Monday, Nov. 27, 1972

Housing Without Fear

It is an astonishing book. It explodes just about every long-accepted rule on the way we build housing projects. It shows a direct relationship between the design of a building and the amount of crime committed inside (TIME, Nov. 6). It also suggests a solution in its title: Defensible Space (Macmillan; $8.95). The author: Oscar Newman, 37, a tall, bushy-bearded architect, director of New York University's Institute of Planning and Housing. His guidelines are being adopted by HUD, the New York State Urban Development Corp., and city housing authorities in Chicago, Philadelphia and Minneapolis. In an interview with TIME, Newman explained his theories:

The idea of defensible space first emerged back in 1964, when I was part of a team of architects and sociologists who were studying why the notorious Pruitt-Igoe public housing project in St. Louis was being torn apart by the people who lived in it. Every public area--the lobbies, the laundries and mail rooms--was a mess, literally. There was human excrement in the halls. Except in one small area on each floor of each building. You had to go through a fire door and then you were in a little hallway separating two apartments. This little hall was spotless--you could eat off the floor. When we called out to each other in the other hallways, we could hear people bolting and chaining their doors, but in this area we heard peepholes click open. Sometimes people even opened their doors. The reason was that they felt this little hallway was an extension of their own apartments. We knew we were on to something.

In 1969 the U.S. Justice Department commissioned the N.Y.U. Institute to study crime in public housing. We had thousands of interviews with residents, managers and policemen, and we got the statistical data amassed by the New York City housing authority. Certain patterns became clear. Obviously, high crime rates were linked to social variables such as the percentage of families on welfare and the number of families without a father, but we were surprised to find that overall density of population in a project is not a critical factor. On the other hand, the design--where you put people--is crucial. Height itself is one major element. We discovered that high-rise projects, like the Rosen houses in Philadelphia and Van Dyke in New York, suffered much worse crime rates than those in some adjacent projects, which had similar densities and social types but were built low and broken up into smaller units. The reason is that as buildings get bigger and higher, they become more and more anonymous--no defensible space. They are also full of angled corridors and blind public areas. These hidden places are where 55% of all crimes in high-rise housing projects are committed. The empty staircases required by fire regulations also provide criminals with alternative routes for flight.

Actually, the problems with huge high-rise projects start with their location in slum-clearance areas that are already centers of crime. Then architects make things worse.

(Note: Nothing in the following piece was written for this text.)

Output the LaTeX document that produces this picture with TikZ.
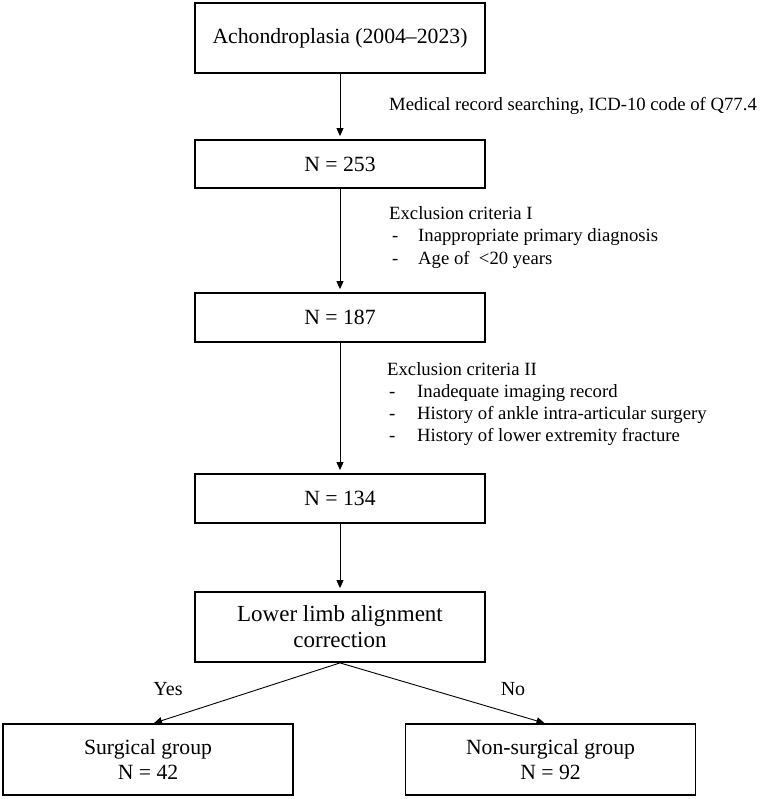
\documentclass[tikz,border=0pt]{standalone}
\usepackage{fontspec}
\setmainfont{Liberation Serif}
\usetikzlibrary{arrows.meta,calc}
\begin{document}
\begin{tikzpicture}[x=1pt,y=-1pt,
  boxnode/.style={draw,line width=1.8pt,minimum width=290pt,inner sep=0pt,align=center,font=\fontsize{21.7}{25}\selectfont},
  flowarrow/.style={line width=0.9pt,-{Triangle[length=8pt,width=7pt]}},
  annot/.style={anchor=base west,inner sep=0pt,font=\fontsize{18.7}{22}\selectfont},
  branchlabel/.style={inner sep=0pt,font=\fontsize{20}{24}\selectfont}]
\useasboundingbox (0,0) rectangle (760,799);
\node[boxnode,minimum height=70pt] (top) at (340,38) {Achondroplasia (2004–2023)};
\node[boxnode,minimum height=48pt] (n253) at (340,164) {N = 253};
\node[boxnode,minimum height=49pt] (n187) at (340,317.5) {N = 187};
\node[boxnode,minimum height=49pt] (n134) at (340,498.5) {N = 134};
\node[boxnode,minimum height=70pt,font=\fontsize{23}{26}\selectfont] (align) at (340,627) {Lower limb alignment\\correction};
\node[boxnode,minimum height=71pt] (surg) at (148,759.5) {Surgical group\\N = 42};
\node[boxnode,minimum height=71pt] (nons) at (550.5,759.5) {Non-surgical group\\N = 92};

\draw[flowarrow,shorten >=3pt] (top) -- (n253);
\draw[flowarrow,shorten >=3pt] (n253) -- (n187);
\draw[flowarrow,shorten >=3pt] (n187) -- (n134);
\draw[flowarrow,shorten >=3pt] (n134) -- (align);
\draw[flowarrow] (align.south) -- ($(surg.north)+(6,0)$);
\draw[flowarrow] (align.south) -- ($(nons.north)+(-6,0)$);

\node[branchlabel] (yes) at (168,689) {Yes};
\node[branchlabel] (no) at (513,689) {No};

\node[annot] (med) at (389,111) {Medical record searching, ICD-10 code of Q77.4};

\node[annot] (ex1) at (389,220) {Exclusion criteria I};
\node[annot] (ex1a) at (389,242) {\makebox[29pt][l]{\hspace{3pt}-}Inappropriate primary diagnosis};
\node[annot] (ex1b) at (389,264.5) {\makebox[29pt][l]{\hspace{3pt}-}Age of~ <20 years};

\node[annot] (ex2) at (387,375) {Exclusion criteria II};
\node[annot] (ex2a) at (387,397) {\makebox[30pt][l]{\hspace{2pt}-}Inadequate imaging record};
\node[annot] (ex2b) at (387,419) {\makebox[30pt][l]{\hspace{2pt}-}History of ankle intra-articular surgery};
\node[annot] (ex2c) at (387,441) {\makebox[30pt][l]{\hspace{2pt}-}History of lower extremity fracture};
\end{tikzpicture}
\end{document}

When they plan a new project, they usually design tall buildings with front doors that open onto interior recreation grounds. Often, they lay out whole superblocks with no streets through the middle of the project. It's stylish, elegant, and just what Le Corbusier taught. But it doesn't work. People on the neighboring streets neither see into the project nor travel through it. Criminals can prowl around without anyone paying any attention. Nobody asks "What are you doing here?" In richer areas, middle-income families can afford to pay for doormen and superintendents to guard their high-rise buildings, but the poor cannot.

All the major physical flaws in the design of public housing can be fixed. Projects must be open to view from the outside. Cars should be allowed through them. Jane Jacobs was right when she wrote in The Death and Life of Great American Cities that the presence of casual onlookers provides safety, but she did not go far enough. Along with increased surveillance, there must come a feeling of territoriality--a sense of pride and responsibility for specific areas of the project. When that happens, people start looking after each other's safety and their project as well. Proof? We have found that when you get more than six families on a corridor in a building, they don't feel ownership, and the crime rate is likely to double on that corridor. If you change the layout of the same building so that only six families share the hall--you might have to move elevators--the crime rate will drop sharply.

Even less drastic changes can help. We've been granted $2,000,000 by the U.S. Housing and Urban Development Department to modify four existing public housing projects in New York City. By adding simple amenities--fences, play equipment, benches, better lighting facilities--we can definitely make people feel the project is theirs. After we did this in the Clason Point project in The Bronx, the crime rate dropped to one third of what it was before we went to work.

Besides suggesting ways to increase surveillance and territoriality, we tell officials that new public housing projects should be built in middle-income areas, and they should be kept small (500 units) and low (under seven stories). Ask the poor themselves what kind of housing they want. They'll describe what look like middle-class row houses or suburban bungalows. To an architect, that's pure kitsch, but the poor are right in what they want.

Our work is not going to turn American cities into Utopias, but it should help to make them safer places. In these fear-ridden times, that's incredibly important.